One could imagine such a scenario, yet one should also anticipate a more ominous one. Indeed, Tehran and Washington appear to have embraced diametrically opposed interpretations of the turmoil in Iran and the tide of regional events. Despite continuing scattered protests, the Iranian leadership has declared victory in foiling yet another “plot” by its adversaries – namely the U.S., Israel and Saudi Arabia – to destabilise it. It resorted rapidly to an iron-fist approach because it saw this “plot” as part of the “maximum pressure” campaign, which Tehran views as a form of economic warfare. It is ever more suspicious of the Trump administration’s intentions and may be reluctant to negotiate with the U.S. absent prior, significant sanctions relief. Nor does the Islamic Republic necessarily feel as desperate as its foes may believe. Iranian officials have noted to Crisis Group that the speed with which they were able to quiet the streets, regardless of the cost, should demonstrate to Washington that they are in full control. They claim that their swift crackdown, coupled with the string of attacks over the past few months on shipping lanes and energy infrastructure in Saudi Arabia, attributed to them by the U.S. and its allies, demonstrates their power at home and throughout the region, while showcasing their enemies’ vulnerabilities.

Washington seems to have reached an entirely different conclusion: that “maximum pressure” is working, as it starts to destabilise Iran as well as some of its allies in the region, and that now is the time to ratchet up, not relax, the pressure of sanctions. Tellingly, Washington has simultaneously blamed the Islamic Republic’s own policies – not its draconian sanctions – for the country’s economic crisis, expressed support for the protesters and evinced pleasure at the unrest in Iran. The perception of Iranian vulnerability is only reinforced by the protests in Iraq and Lebanon against the political establishments in those countries, which are at least in part supported by Tehran. Indeed, while the Iraqi and Lebanese protests are animated by widespread frustration with corruption and mismanagement, they also contain a strong thread of anti-Iranian sentiment.

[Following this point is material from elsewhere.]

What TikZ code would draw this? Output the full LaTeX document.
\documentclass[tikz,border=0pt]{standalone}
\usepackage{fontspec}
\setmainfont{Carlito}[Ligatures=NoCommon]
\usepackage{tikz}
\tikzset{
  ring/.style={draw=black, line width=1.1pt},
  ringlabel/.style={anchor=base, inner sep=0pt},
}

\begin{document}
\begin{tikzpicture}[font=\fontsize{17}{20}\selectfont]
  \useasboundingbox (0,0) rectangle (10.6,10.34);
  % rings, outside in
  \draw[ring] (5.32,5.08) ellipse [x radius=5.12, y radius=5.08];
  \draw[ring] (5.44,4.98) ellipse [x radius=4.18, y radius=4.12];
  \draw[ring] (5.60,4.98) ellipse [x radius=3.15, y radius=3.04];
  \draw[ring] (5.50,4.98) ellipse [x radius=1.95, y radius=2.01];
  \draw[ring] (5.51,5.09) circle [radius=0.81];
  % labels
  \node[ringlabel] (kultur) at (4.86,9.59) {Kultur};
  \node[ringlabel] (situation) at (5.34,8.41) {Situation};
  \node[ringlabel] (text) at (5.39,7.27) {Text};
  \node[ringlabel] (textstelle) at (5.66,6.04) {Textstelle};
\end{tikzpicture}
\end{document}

The impact of the protests on Iran’s relations with Saudi Arabia and the United Arab Emirates is less certain. Before the protests, and following incidents in shipping lanes in May-July and the unprecedented attack on Saudi Aramco oil facilities in September, Abu Dhabi and, to a lesser degree, Riyadh, had begun to explore diplomatic means of de-escalating tensions. Both may share Washington’s conviction that the Islamic Republic is badly damaged and ought not to be thrown a lifeline. Yet their fear of a broader military confrontation presumably has not abated and therefore their incentives to deepen channels of communication could remain.

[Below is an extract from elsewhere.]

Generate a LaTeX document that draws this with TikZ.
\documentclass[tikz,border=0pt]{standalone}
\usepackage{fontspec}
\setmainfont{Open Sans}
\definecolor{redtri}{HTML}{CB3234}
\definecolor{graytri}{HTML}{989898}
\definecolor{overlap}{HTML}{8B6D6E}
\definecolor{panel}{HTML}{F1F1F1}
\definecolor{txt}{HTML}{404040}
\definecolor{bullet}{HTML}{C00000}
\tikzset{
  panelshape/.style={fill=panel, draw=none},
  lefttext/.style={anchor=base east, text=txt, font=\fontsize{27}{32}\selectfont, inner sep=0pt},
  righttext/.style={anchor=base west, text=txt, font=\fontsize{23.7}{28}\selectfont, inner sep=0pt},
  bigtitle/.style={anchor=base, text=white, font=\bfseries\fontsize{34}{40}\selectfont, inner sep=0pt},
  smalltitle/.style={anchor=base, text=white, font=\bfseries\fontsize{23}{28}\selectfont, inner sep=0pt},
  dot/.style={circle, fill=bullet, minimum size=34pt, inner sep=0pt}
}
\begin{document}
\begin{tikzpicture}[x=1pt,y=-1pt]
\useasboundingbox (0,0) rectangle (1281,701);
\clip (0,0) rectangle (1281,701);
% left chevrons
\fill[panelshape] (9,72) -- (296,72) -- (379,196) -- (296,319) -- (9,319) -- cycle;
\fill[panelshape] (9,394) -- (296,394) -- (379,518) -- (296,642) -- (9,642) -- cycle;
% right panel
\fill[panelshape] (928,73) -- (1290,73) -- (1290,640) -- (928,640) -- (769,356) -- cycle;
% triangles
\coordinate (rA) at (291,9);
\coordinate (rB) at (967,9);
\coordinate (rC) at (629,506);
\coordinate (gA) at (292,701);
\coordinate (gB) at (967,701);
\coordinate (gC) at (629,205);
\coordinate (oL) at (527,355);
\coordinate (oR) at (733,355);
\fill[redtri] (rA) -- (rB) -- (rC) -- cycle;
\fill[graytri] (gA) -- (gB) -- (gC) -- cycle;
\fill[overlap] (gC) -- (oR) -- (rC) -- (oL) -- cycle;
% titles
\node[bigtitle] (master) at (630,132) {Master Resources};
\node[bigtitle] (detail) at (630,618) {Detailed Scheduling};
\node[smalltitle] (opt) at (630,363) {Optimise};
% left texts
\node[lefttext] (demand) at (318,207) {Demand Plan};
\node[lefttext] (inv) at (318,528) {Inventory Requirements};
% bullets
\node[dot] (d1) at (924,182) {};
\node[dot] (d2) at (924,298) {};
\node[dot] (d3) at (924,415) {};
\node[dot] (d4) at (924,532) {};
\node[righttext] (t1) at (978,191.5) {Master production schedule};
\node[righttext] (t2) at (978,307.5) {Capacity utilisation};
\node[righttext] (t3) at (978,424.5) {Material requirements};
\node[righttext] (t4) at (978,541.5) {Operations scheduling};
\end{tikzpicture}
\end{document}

Simultaneous turmoil in Iraq and Lebanon – two counties in which Iran has both deep interests and significant political influence – adds to a complicated geostrategic picture and evidently has exacerbated Tehran’s concerns. But for it to encourage allies in Baghdad and Beirut to adopt its repressive playbook could well hasten the collapse of the political order in the former and an economic meltdown in the latter.

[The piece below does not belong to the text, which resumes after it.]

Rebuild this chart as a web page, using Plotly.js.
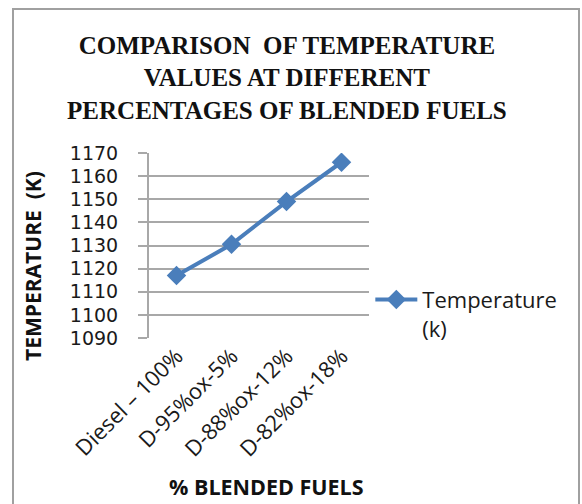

For their part, the U.S. and its regional allies should look beyond the binary outcomes of regime capitulation or collapse. To the contrary, “maximum pressure” is most likely to produce further instability in Iran that shakes the Islamic Republic without threatening it existentially, greater suffering among the Iranian people, acceleration of the country’s nuclear program and intensification of Iran’s regional efforts. Pursuing the kind of arrangement outlined above and suggested by French President Emmanuel Macron – pursuant to which Tehran’s constructive engagement on nuclear as well as regional matters is reciprocated by economic reprieve – offers the better course forward. Whether or not this endeavour succeeds, the Gulf states and Iran have every reason to redouble their incipient bridge-building efforts to reduce the chances of an unintended military confrontation.